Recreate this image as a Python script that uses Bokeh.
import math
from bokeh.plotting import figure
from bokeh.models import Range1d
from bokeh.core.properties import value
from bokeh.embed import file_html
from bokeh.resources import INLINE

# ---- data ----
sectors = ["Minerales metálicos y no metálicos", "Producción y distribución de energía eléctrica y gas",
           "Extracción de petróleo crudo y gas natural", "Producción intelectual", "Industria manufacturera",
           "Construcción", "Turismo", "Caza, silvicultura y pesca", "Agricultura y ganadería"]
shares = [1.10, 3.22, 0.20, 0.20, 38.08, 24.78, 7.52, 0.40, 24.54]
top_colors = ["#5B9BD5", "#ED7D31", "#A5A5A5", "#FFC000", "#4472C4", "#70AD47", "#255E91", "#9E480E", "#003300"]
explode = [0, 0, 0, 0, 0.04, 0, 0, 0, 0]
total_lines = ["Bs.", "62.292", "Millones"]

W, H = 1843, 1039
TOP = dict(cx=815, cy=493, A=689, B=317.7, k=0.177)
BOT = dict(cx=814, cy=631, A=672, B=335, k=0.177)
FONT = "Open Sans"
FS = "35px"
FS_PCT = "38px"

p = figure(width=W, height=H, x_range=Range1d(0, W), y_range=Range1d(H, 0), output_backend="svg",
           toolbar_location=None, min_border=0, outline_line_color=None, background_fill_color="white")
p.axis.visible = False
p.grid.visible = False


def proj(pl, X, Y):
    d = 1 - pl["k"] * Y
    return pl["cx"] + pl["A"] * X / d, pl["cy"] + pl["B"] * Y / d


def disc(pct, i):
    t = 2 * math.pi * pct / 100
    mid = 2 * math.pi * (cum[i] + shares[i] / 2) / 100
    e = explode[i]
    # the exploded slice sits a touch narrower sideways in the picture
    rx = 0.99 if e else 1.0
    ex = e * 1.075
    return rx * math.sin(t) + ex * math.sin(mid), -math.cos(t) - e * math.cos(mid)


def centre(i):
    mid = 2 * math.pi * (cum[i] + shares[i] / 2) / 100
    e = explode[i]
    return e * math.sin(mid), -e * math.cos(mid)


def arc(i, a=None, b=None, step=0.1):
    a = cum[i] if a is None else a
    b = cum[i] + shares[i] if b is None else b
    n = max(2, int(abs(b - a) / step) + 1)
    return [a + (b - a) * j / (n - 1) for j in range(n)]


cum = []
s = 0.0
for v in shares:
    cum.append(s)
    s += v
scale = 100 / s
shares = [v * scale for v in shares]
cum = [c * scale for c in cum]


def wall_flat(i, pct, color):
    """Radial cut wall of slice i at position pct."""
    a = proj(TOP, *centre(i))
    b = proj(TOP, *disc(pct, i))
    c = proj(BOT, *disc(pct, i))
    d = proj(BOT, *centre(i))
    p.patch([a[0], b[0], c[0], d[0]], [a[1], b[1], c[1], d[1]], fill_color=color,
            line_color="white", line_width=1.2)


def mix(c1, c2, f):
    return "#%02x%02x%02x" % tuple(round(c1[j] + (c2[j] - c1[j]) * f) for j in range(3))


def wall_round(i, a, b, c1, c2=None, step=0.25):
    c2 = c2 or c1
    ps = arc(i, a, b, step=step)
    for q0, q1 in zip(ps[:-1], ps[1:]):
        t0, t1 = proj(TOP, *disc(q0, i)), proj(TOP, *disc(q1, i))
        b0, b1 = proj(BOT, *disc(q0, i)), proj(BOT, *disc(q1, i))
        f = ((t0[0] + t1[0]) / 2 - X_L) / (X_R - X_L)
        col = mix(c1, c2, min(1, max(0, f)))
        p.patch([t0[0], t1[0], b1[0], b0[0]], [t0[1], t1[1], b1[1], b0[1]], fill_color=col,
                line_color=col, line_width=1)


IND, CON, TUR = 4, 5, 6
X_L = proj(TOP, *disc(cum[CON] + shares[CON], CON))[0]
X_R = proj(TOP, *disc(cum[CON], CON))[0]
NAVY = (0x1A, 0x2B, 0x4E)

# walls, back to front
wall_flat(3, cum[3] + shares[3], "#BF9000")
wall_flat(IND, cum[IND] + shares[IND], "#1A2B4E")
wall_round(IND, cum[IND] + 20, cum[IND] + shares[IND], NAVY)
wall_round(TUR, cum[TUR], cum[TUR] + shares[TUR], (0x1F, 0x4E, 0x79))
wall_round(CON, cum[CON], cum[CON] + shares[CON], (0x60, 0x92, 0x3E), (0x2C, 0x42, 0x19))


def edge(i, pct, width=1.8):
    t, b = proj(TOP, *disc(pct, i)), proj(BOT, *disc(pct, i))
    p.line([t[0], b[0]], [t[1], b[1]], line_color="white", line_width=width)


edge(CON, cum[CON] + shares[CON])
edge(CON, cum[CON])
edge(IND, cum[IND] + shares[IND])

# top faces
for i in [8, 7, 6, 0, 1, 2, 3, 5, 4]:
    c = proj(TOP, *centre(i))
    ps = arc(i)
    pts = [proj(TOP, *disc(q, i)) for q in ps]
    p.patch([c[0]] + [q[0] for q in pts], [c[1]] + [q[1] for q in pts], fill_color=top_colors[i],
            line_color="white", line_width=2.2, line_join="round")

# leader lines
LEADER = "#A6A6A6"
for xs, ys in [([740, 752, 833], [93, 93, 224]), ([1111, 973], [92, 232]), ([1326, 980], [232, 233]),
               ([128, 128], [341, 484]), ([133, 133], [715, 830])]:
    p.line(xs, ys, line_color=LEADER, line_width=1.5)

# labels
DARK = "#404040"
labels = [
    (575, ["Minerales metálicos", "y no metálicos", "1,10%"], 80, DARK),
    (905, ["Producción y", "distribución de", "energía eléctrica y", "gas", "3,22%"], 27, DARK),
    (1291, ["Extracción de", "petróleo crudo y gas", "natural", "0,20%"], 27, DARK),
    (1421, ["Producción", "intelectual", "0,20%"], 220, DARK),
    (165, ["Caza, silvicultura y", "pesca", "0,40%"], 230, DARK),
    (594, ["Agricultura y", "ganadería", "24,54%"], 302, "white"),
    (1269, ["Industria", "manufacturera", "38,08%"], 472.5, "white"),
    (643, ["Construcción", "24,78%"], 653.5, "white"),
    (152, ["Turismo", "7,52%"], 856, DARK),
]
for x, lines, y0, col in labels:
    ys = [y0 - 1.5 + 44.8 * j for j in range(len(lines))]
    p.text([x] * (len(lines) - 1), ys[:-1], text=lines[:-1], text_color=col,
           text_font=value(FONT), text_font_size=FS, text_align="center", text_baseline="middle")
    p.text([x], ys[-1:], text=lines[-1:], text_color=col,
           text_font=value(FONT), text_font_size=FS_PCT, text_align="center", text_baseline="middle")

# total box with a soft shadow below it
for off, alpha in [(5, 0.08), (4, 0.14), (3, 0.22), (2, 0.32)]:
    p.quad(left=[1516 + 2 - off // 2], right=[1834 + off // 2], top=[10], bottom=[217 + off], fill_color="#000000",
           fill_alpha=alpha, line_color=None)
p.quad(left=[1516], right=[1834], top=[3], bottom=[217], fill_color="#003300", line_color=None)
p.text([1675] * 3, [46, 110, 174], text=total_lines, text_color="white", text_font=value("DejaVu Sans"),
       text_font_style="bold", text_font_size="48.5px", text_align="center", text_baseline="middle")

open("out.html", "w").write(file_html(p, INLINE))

---*---

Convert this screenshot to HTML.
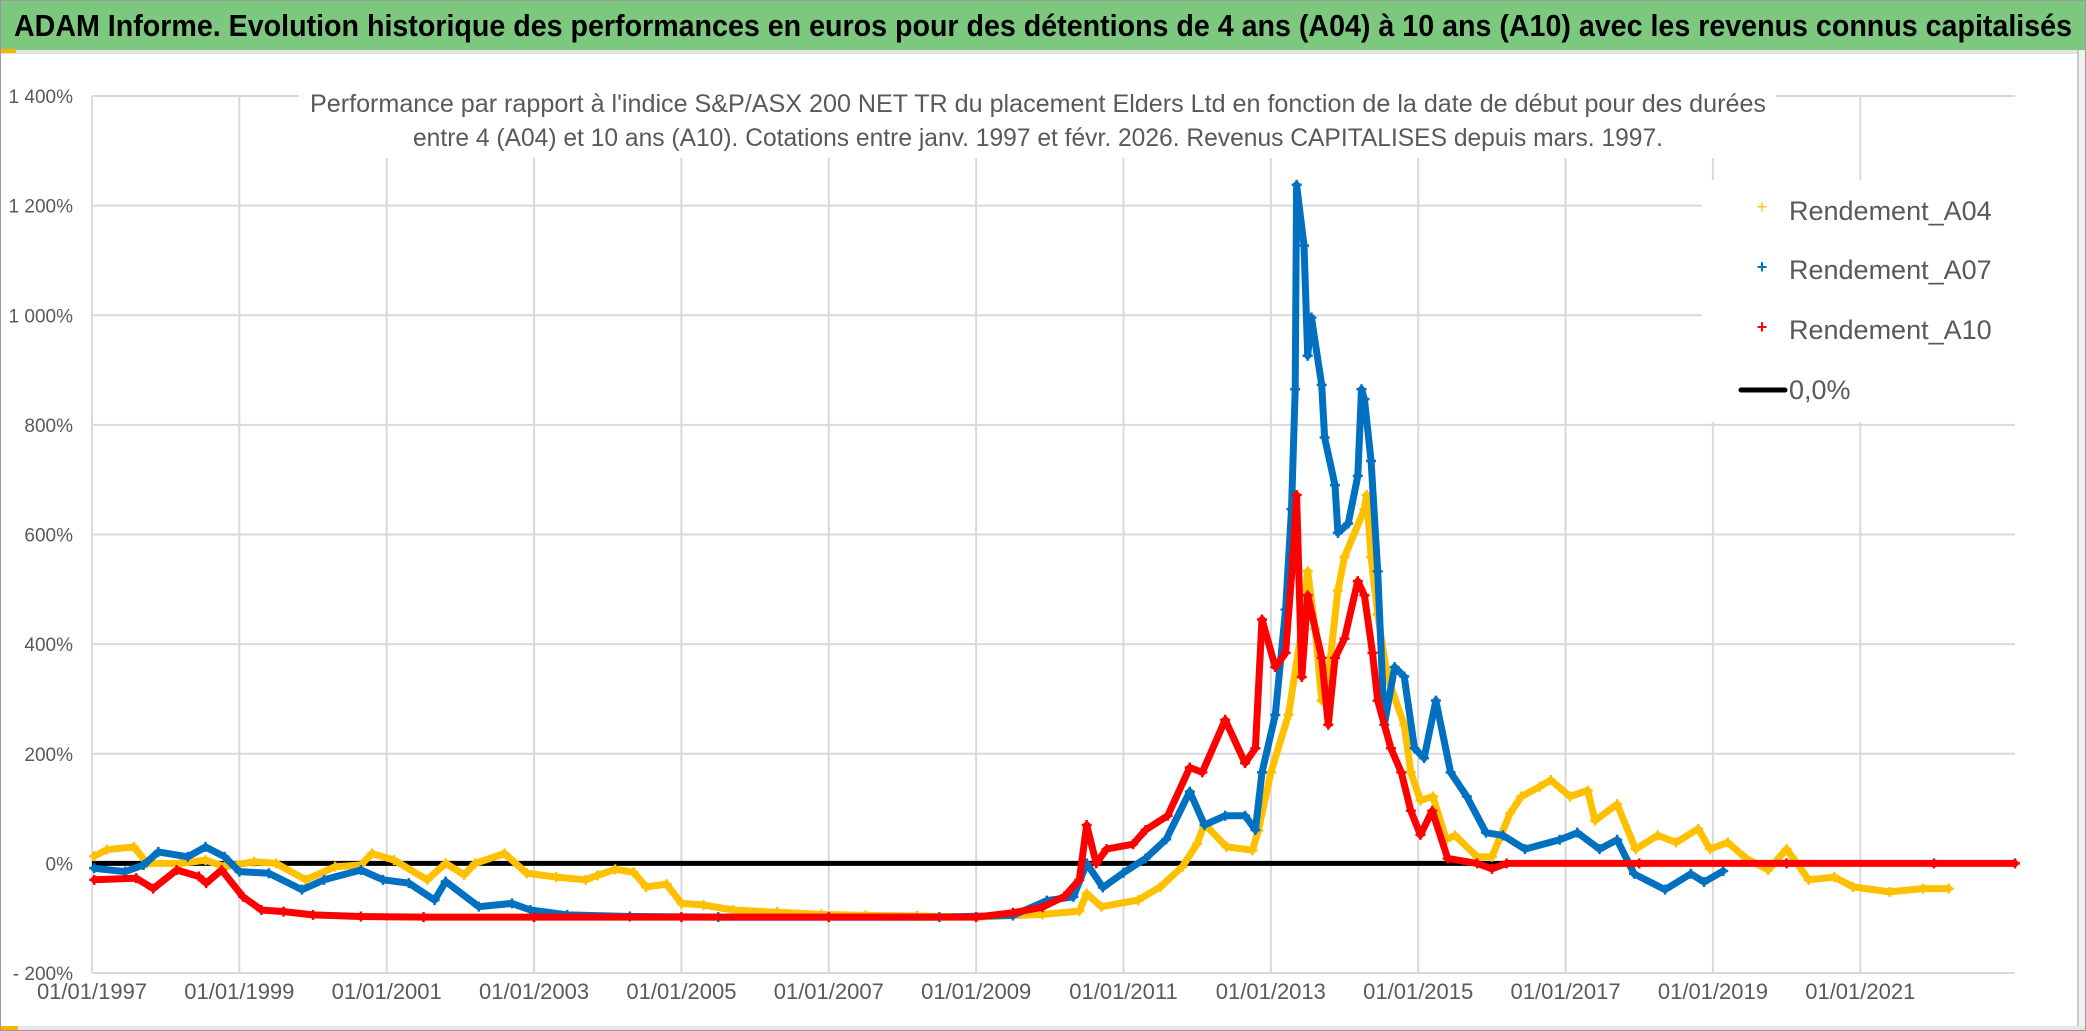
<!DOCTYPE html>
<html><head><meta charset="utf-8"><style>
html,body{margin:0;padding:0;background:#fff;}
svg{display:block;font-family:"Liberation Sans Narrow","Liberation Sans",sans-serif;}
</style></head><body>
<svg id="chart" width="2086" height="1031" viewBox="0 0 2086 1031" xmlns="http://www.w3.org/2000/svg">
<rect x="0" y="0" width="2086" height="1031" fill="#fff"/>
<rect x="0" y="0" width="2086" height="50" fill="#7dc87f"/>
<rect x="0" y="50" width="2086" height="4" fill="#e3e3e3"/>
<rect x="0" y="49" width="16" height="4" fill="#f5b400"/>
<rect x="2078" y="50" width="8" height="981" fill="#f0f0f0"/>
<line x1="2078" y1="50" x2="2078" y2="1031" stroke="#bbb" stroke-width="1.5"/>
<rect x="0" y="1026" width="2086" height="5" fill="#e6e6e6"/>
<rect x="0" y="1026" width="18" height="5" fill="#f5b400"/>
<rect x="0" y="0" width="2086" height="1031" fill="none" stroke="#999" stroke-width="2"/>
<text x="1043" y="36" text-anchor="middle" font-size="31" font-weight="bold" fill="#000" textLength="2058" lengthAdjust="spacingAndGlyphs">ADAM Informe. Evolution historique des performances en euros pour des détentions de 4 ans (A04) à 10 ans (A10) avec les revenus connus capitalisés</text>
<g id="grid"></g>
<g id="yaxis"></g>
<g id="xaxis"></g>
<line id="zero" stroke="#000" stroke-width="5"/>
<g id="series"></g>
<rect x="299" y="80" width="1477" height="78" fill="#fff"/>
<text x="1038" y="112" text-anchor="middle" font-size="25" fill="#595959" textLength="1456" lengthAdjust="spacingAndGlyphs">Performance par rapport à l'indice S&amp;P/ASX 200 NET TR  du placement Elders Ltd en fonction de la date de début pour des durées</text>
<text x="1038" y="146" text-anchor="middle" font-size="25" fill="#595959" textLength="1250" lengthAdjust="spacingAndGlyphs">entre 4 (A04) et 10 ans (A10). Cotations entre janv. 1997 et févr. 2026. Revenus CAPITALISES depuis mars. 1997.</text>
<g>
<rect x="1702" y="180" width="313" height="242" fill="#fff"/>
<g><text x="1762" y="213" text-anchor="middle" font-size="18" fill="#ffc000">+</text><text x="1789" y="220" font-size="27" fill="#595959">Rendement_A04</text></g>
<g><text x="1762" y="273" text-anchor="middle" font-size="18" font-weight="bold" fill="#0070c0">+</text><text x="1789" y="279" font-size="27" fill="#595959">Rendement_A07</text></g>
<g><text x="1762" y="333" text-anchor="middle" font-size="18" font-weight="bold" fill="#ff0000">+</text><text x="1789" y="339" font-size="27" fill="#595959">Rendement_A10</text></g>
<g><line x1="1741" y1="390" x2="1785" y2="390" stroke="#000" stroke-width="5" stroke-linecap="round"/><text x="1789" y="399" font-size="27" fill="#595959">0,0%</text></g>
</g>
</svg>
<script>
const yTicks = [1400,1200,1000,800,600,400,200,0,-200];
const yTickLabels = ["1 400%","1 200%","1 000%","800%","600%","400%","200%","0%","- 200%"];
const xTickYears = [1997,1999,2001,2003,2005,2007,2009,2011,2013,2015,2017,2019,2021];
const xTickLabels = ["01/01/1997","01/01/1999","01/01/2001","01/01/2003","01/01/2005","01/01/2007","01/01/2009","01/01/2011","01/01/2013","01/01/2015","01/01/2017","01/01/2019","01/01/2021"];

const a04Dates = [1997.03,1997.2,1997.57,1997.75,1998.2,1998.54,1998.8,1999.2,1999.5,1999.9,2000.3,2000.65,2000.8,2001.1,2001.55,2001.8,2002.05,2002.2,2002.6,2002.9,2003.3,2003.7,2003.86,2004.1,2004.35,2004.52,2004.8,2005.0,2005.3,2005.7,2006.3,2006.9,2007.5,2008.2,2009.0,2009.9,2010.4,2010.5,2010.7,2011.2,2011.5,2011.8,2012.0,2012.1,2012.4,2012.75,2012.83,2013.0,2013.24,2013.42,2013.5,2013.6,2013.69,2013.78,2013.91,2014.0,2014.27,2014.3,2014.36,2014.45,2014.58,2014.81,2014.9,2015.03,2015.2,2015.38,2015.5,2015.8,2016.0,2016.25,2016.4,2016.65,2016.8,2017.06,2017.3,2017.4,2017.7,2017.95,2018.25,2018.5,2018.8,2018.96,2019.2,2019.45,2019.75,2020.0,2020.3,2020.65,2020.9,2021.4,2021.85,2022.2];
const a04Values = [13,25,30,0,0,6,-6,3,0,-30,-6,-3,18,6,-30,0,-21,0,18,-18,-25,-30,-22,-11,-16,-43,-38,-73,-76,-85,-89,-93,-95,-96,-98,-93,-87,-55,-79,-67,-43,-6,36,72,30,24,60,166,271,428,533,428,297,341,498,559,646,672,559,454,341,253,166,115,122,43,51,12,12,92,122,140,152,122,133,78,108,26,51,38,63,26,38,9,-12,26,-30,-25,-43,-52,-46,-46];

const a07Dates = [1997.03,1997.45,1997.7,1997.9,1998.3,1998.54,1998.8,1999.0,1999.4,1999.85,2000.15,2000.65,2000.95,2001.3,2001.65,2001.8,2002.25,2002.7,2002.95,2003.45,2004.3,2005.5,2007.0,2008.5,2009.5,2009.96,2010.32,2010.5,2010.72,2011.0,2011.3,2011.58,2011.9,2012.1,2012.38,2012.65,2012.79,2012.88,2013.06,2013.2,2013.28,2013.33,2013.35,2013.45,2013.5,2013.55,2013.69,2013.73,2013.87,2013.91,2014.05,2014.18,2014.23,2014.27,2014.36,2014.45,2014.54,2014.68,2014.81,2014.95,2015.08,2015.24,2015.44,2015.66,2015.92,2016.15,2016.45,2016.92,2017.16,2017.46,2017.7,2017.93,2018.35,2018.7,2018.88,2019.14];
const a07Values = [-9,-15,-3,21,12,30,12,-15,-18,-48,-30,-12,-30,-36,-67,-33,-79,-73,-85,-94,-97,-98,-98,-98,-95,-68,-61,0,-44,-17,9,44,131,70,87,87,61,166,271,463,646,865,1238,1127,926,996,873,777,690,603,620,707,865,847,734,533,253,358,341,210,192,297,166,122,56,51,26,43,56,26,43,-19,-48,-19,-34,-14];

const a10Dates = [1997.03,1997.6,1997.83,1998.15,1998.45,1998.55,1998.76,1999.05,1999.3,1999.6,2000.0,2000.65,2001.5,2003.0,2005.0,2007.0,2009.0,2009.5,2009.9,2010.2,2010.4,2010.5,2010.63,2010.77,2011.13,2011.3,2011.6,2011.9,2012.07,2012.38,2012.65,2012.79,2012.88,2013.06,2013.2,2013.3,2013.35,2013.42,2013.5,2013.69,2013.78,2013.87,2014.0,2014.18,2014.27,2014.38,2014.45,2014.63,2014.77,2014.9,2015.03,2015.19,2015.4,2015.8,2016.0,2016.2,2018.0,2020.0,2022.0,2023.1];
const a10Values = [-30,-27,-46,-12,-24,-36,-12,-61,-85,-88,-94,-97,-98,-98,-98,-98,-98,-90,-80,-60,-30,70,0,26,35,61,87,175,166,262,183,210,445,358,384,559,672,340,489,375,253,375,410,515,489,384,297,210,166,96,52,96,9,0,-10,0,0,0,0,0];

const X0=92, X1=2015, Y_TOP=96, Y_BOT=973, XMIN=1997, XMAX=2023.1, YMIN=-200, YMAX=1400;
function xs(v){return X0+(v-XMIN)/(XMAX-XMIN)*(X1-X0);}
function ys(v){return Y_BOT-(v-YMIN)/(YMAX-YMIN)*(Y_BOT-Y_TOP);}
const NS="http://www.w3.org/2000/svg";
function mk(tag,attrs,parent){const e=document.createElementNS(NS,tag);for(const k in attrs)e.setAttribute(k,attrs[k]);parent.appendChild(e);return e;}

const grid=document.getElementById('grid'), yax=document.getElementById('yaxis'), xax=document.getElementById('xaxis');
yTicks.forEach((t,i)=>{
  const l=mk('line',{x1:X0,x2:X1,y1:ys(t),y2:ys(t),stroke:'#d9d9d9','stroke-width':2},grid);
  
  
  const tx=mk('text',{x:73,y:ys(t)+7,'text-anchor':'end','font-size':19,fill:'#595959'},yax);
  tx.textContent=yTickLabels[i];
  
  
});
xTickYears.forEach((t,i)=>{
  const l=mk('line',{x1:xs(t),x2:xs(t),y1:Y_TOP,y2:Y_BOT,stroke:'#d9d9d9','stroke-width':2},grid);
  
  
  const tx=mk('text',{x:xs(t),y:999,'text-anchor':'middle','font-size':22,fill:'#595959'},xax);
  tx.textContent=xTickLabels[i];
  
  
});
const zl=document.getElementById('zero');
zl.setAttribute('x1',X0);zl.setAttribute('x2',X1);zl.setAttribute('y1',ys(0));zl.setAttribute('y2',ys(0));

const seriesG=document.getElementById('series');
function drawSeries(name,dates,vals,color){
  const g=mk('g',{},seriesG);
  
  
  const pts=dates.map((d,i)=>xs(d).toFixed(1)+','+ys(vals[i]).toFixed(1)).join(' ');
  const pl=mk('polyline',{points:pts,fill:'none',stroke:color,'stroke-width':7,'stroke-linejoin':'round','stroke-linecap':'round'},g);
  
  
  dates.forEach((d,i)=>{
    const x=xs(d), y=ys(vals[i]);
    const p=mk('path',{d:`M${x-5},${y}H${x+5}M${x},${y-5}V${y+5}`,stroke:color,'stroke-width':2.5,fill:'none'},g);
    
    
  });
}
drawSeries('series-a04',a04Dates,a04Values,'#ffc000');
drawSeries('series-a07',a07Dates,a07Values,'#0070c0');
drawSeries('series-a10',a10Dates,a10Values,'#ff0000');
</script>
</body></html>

---*---

▶ Objective:
What do the lines above say from the one containing "Recreate this image" down to the one containing "cum = [c * scale for c in cum]"? Return them exactly, both end lines included, and only them.

▶ Response to the exercise:
Recreate this image as a Python script that uses Bokeh.
import math
from bokeh.plotting import figure
from bokeh.models import Range1d
from bokeh.core.properties import value
from bokeh.embed import file_html
from bokeh.resources import INLINE

# ---- data ----
sectors = ["Minerales metálicos y no metálicos", "Producción y distribución de energía eléctrica y gas",
           "Extracción de petróleo crudo y gas natural", "Producción intelectual", "Industria manufacturera",
           "Construcción", "Turismo", "Caza, silvicultura y pesca", "Agricultura y ganadería"]
shares = [1.10, 3.22, 0.20, 0.20, 38.08, 24.78, 7.52, 0.40, 24.54]
top_colors = ["#5B9BD5", "#ED7D31", "#A5A5A5", "#FFC000", "#4472C4", "#70AD47", "#255E91", "#9E480E", "#003300"]
explode = [0, 0, 0, 0, 0.04, 0, 0, 0, 0]
total_lines = ["Bs.", "62.292", "Millones"]

W, H = 1843, 1039
TOP = dict(cx=815, cy=493, A=689, B=317.7, k=0.177)
BOT = dict(cx=814, cy=631, A=672, B=335, k=0.177)
FONT = "Open Sans"
FS = "35px"
FS_PCT = "38px"

p = figure(width=W, height=H, x_range=Range1d(0, W), y_range=Range1d(H, 0), output_backend="svg",
           toolbar_location=None, min_border=0, outline_line_color=None, background_fill_color="white")
p.axis.visible = False
p.grid.visible = False


def proj(pl, X, Y):
    d = 1 - pl["k"] * Y
    return pl["cx"] + pl["A"] * X / d, pl["cy"] + pl["B"] * Y / d


def disc(pct, i):
    t = 2 * math.pi * pct / 100
    mid = 2 * math.pi * (cum[i] + shares[i] / 2) / 100
    e = explode[i]
    # the exploded slice sits a touch narrower sideways in the picture
    rx = 0.99 if e else 1.0
    ex = e * 1.075
    return rx * math.sin(t) + ex * math.sin(mid), -math.cos(t) - e * math.cos(mid)


def centre(i):
    mid = 2 * math.pi * (cum[i] + shares[i] / 2) / 100
    e = explode[i]
    return e * math.sin(mid), -e * math.cos(mid)


def arc(i, a=None, b=None, step=0.1):
    a = cum[i] if a is None else a
    b = cum[i] + shares[i] if b is None else b
    n = max(2, int(abs(b - a) / step) + 1)
    return [a + (b - a) * j / (n - 1) for j in range(n)]


cum = []
s = 0.0
for v in shares:
    cum.append(s)
    s += v
scale = 100 / s
shares = [v * scale for v in shares]
cum = [c * scale for c in cum]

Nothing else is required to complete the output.